Any party with a legal interest may require a statement to the effect that a decision issued in another Member State dissolving a marriage can or cannot be recognised. Proceedings on the recognition or non-recognition of decisions issued in another Member State on the existence of a marriage must in principle be conducted at a District Court. An application for the recognition or non-recognition of a decision issued in another Member State dissolving a marriage must be submitted to the District Court within whose jurisdiction the petitioner habitually resides. If he or she does not habitually reside in the country, the court within whose area the party opposing the petition habitually resides shall have jurisdiction, and otherwise the District Court for the Inner City of Vienna.

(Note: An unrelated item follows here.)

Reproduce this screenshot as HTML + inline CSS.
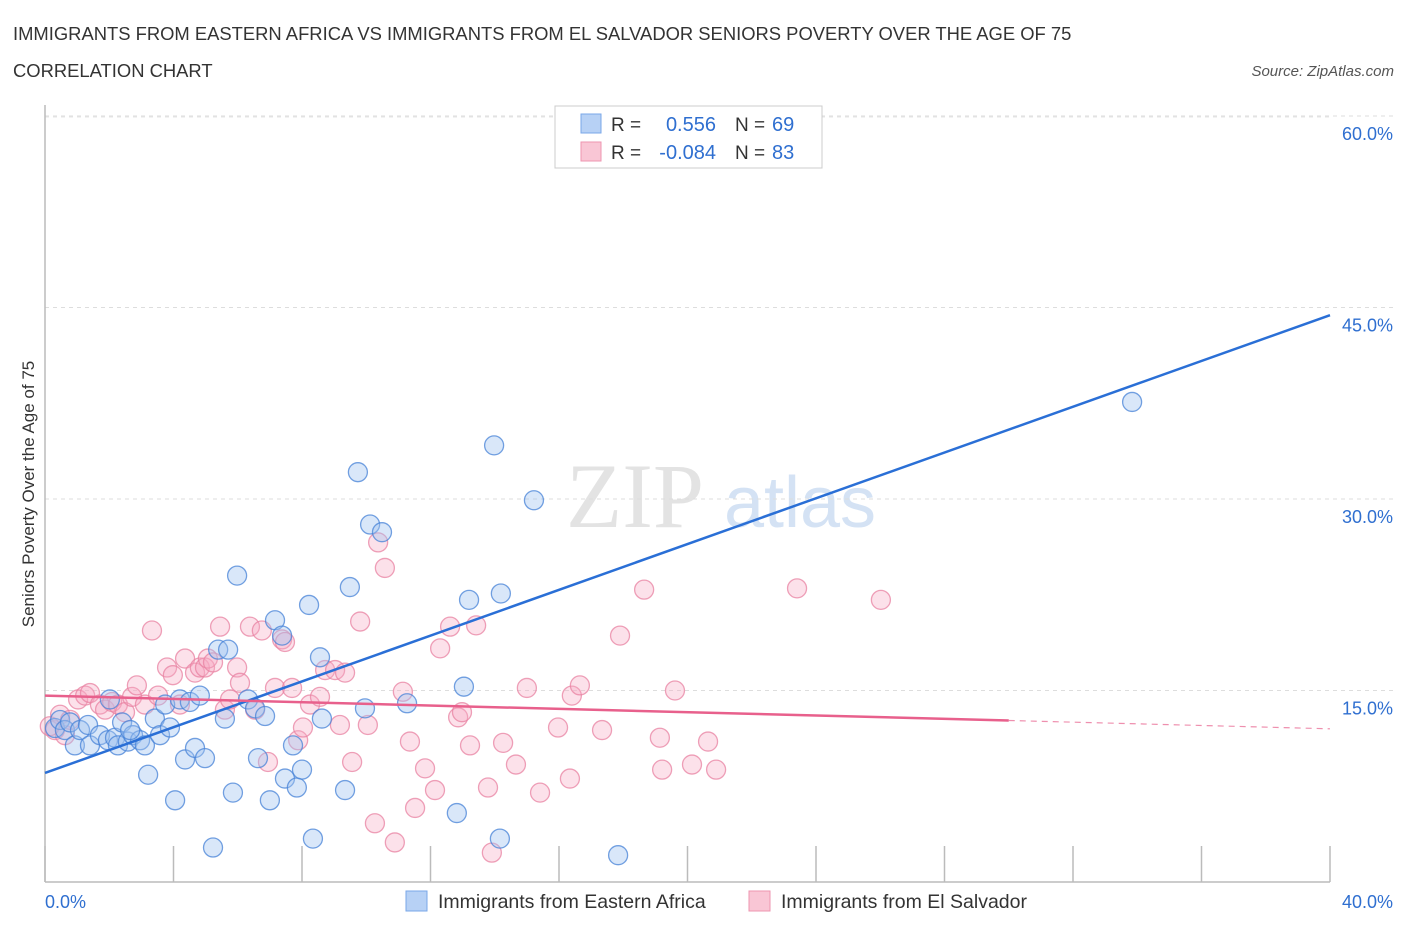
<!DOCTYPE html>
<html><head><meta charset="utf-8"><style>
body{margin:0;background:#fff;font-family:"Liberation Sans",sans-serif;}
svg{display:block}
</style></head><body>
<svg id="chart" width="1406" height="930" xmlns="http://www.w3.org/2000/svg">
<text x="13" y="40" font-size="18.4" fill="#333">IMMIGRANTS FROM EASTERN AFRICA VS IMMIGRANTS FROM EL SALVADOR SENIORS POVERTY OVER THE AGE OF 75</text>
<text x="13" y="77" font-size="18.4" fill="#333">CORRELATION CHART</text>
<text x="1394" y="76" font-size="15" fill="#555" text-anchor="end" font-style="italic">Source: ZipAtlas.com</text>
<g>
<text x="635" y="527" font-size="92" fill="#d8d8d8" font-family="Liberation Serif" text-anchor="middle" opacity="0.7">ZIP</text>
<text x="800" y="527" font-size="72" fill="#b8d0ee" text-anchor="middle" opacity="0.6">atlas</text>
</g>
<g id="grid"></g>
<g id="axes"></g>
<g id="points"></g>
<g id="trends"></g>
<text transform="translate(34,494) rotate(-90)" font-size="17" fill="#333" text-anchor="middle">Seniors Poverty Over the Age of 75</text>
<g>
<rect x="555" y="106" width="267" height="62" fill="#fff" stroke="#ccc"/>
<rect x="581" y="114" width="20" height="19" fill="#b7d1f5" stroke="#7aa7e8"/>
<rect x="581" y="142" width="20" height="19" fill="#f9c6d5" stroke="#ee95b0"/>
<text x="611" y="131" font-size="19" fill="#333">R =</text>
<text x="716" y="131" font-size="20" fill="#2f6fd0" text-anchor="end">0.556</text>
<text x="735" y="131" font-size="19" fill="#333">N =</text>
<text x="772" y="131" font-size="20" fill="#2f6fd0">69</text>
<text x="611" y="159" font-size="19" fill="#333">R =</text>
<text x="716" y="159" font-size="20" fill="#2f6fd0" text-anchor="end">-0.084</text>
<text x="735" y="159" font-size="19" fill="#333">N =</text>
<text x="772" y="159" font-size="20" fill="#2f6fd0">83</text>
</g>
<g>
<rect x="406" y="891" width="21" height="20" fill="#b7d1f5" stroke="#7aa7e8"/>
<text x="438" y="908" font-size="19.5" fill="#333">Immigrants from Eastern Africa</text>
<rect x="749" y="891" width="21" height="20" fill="#f9c6d5" stroke="#ee95b0"/>
<text x="781" y="908" font-size="19.5" fill="#333">Immigrants from El Salvador</text>
</g>
</svg>
<script>
const blueX=[0.31,0.47,0.62,0.78,0.93,1.09,1.34,1.40,1.71,1.96,2.18,2.27,2.40,2.58,2.74,2.96,3.11,3.21,3.42,3.58,3.74,3.89,4.05,4.20,4.36,4.51,4.67,4.82,4.98,5.23,5.39,5.70,5.60,5.85,5.98,6.32,6.54,6.63,6.85,7.00,7.16,7.38,7.47,7.72,7.84,8.00,8.22,8.34,8.56,8.62,9.34,9.49,9.74,9.96,10.12,10.49,11.27,12.82,13.04,13.20,13.98,14.16,14.19,15.22,17.84,33.84,22.32,2.02,2.65];
const blueY=[12.06,12.69,11.9,12.5,10.7,11.9,12.3,10.7,11.5,11.1,11.3,10.7,12.5,11.0,11.5,11.1,10.7,8.4,12.8,11.5,13.9,12.1,6.4,14.3,9.6,14.1,10.5,14.6,9.7,2.7,18.2,18.2,12.8,7.0,24.0,14.3,13.6,9.7,13.0,6.4,20.5,19.3,8.1,10.7,7.4,8.8,21.7,3.4,17.6,12.8,7.2,23.1,32.1,13.6,28.0,27.4,14.0,5.4,15.3,22.1,34.2,3.4,22.6,29.9,2.1,37.6,59.9,14.3,11.9];
const pinkX=[0.31,0.47,0.62,0.78,1.03,1.25,1.40,1.71,1.87,2.09,2.27,2.49,2.71,2.86,3.11,3.33,3.52,3.80,3.98,4.20,4.36,4.67,4.82,4.98,5.07,5.23,5.45,5.60,5.76,5.98,6.07,6.38,6.54,6.75,6.94,7.16,7.38,7.47,7.69,7.88,8.03,8.25,8.56,8.72,9.03,9.18,9.34,9.56,9.81,10.05,10.27,10.37,10.58,10.89,11.14,11.36,11.52,11.83,12.14,12.30,12.61,12.86,12.98,13.23,13.42,13.79,13.91,14.26,14.66,15.00,15.41,15.97,16.34,16.40,16.65,17.34,17.90,18.65,19.14,19.21,19.61,20.14,20.64,20.89,23.41,26.02,0.15];
const pinkY=[11.9,13.1,11.5,12.7,14.3,14.6,14.8,13.9,13.5,14.1,13.9,13.3,14.5,15.4,13.9,19.7,14.6,16.8,16.2,13.9,17.5,16.4,16.8,16.8,17.5,17.2,20.0,13.5,14.3,16.8,15.6,20.0,13.5,19.7,9.4,15.2,19.0,18.8,15.2,11.1,12.1,13.9,14.5,16.6,16.6,12.3,16.4,9.4,20.4,12.3,4.6,26.6,24.6,3.1,14.9,11.0,5.8,8.9,7.2,18.3,20.0,12.9,13.3,10.7,20.1,7.4,2.3,10.9,9.2,15.2,7.0,12.1,8.1,14.6,15.4,11.9,19.3,22.9,11.3,8.8,15.0,9.2,11.0,8.8,23.0,22.1,12.2];
const blueTrend=[8.54,44.4];
const pinkTrend=[14.6,12.0];
const pinkSolidEnd=30;
const yTicks=[15,30,45,60];
const yTickLabels=["15.0%","30.0%","45.0%","60.0%"];
const xTicks=[0,4,8,12,16,20,24,28,32,36,40];

const NS="http://www.w3.org/2000/svg";
const X0=45,X1=1330,Y0=882;
const sx=v=>X0+v/40*(X1-X0);
const sy=v=>Y0-v*12.767;
function mk(tag,attrs,parent){const e=document.createElementNS(NS,tag);for(const k in attrs)e.setAttribute(k,attrs[k]);document.getElementById(parent).appendChild(e);return e;}

yTicks.forEach((t,i)=>{
  const l=mk('line',{x1:X0,x2:1395,y1:sy(t),y2:sy(t),stroke:'#ddd','stroke-dasharray':'4,4'},'grid');
  
  
  const tx=mk('text',{x:1393,y:sy(t)+24,'font-size':18,fill:'#2f6fd0','text-anchor':'end'},'grid');
  tx.textContent=yTickLabels[i];
  
  
});
const topLine=mk('line',{x1:X0,x2:1330,y1:117,y2:117,stroke:'#e6e6e6','stroke-dasharray':'4,4'},'grid');



const ya=mk('line',{x1:X0,x2:X0,y1:105,y2:Y0,stroke:'#bbb','stroke-width':1.5},'axes');


const xa=mk('line',{x1:X0,x2:X1,y1:Y0,y2:Y0,stroke:'#bbb','stroke-width':1.5},'axes');


xTicks.forEach(t=>{
  const l=mk('line',{x1:sx(t),x2:sx(t),y1:Y0-36,y2:Y0,stroke:'#bbb','stroke-width':1.5},'axes');
  
  
});
const xl0=mk('text',{x:45,y:908,'font-size':18,fill:'#2f6fd0'},'axes');xl0.textContent='0.0%';


const xl1=mk('text',{x:1393,y:908,'font-size':18,fill:'#2f6fd0','text-anchor':'end'},'axes');xl1.textContent='40.0%';



pinkX.forEach((v,i)=>{
  const c=mk('circle',{cx:sx(v),cy:sy(pinkY[i]),r:9.5,fill:'rgba(246,170,194,0.35)',stroke:'rgba(232,130,162,0.75)','stroke-width':1.3},'points');
  
  
});
blueX.forEach((v,i)=>{
  const c=mk('circle',{cx:sx(v),cy:sy(blueY[i]),r:9.5,fill:'rgba(160,195,240,0.4)',stroke:'rgba(70,130,215,0.75)','stroke-width':1.3},'points');
  
  
});

const bl=mk('line',{x1:sx(0),y1:sy(blueTrend[0]),x2:sx(40),y2:sy(blueTrend[1]),stroke:'#2a6fd6','stroke-width':2.5},'trends');


const pAt=x=>pinkTrend[0]+(pinkTrend[1]-pinkTrend[0])*x/40;
const pl=mk('line',{x1:sx(0),y1:sy(pAt(0)),x2:sx(pinkSolidEnd),y2:sy(pAt(pinkSolidEnd)),stroke:'#e8608c','stroke-width':2.5},'trends');


const pd=mk('line',{x1:sx(pinkSolidEnd),y1:sy(pAt(pinkSolidEnd)),x2:sx(40),y2:sy(pAt(40)),stroke:'#e8608c','stroke-width':1.2,'stroke-dasharray':'6,5',opacity:0.7},'trends');


</script>
</body></html>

The conditions and effects of divorces must be assessed on the basis of the shared personal status (right of domicile) of the spouses, or in its absence on the basis of most recent shared personal status, provided one of them has retained it. If they have no shared personal status, or neither of them has retained it, the law of the State in which both spouses habitually reside shall be definitive. If they habitually reside in different States, the law of the State in which they both last habitually resided shall be applicable, provided one of the spouses continues to do so. If they have never habitually resided in the same State, or if neither of them still habitually resides in that State, the divorce must be assessed on the basis of the personal status of the petitioning spouse at the time the divorce decision was issued. This also applies if the marriage cannot legally be dissolved on the basis of the asserted facts.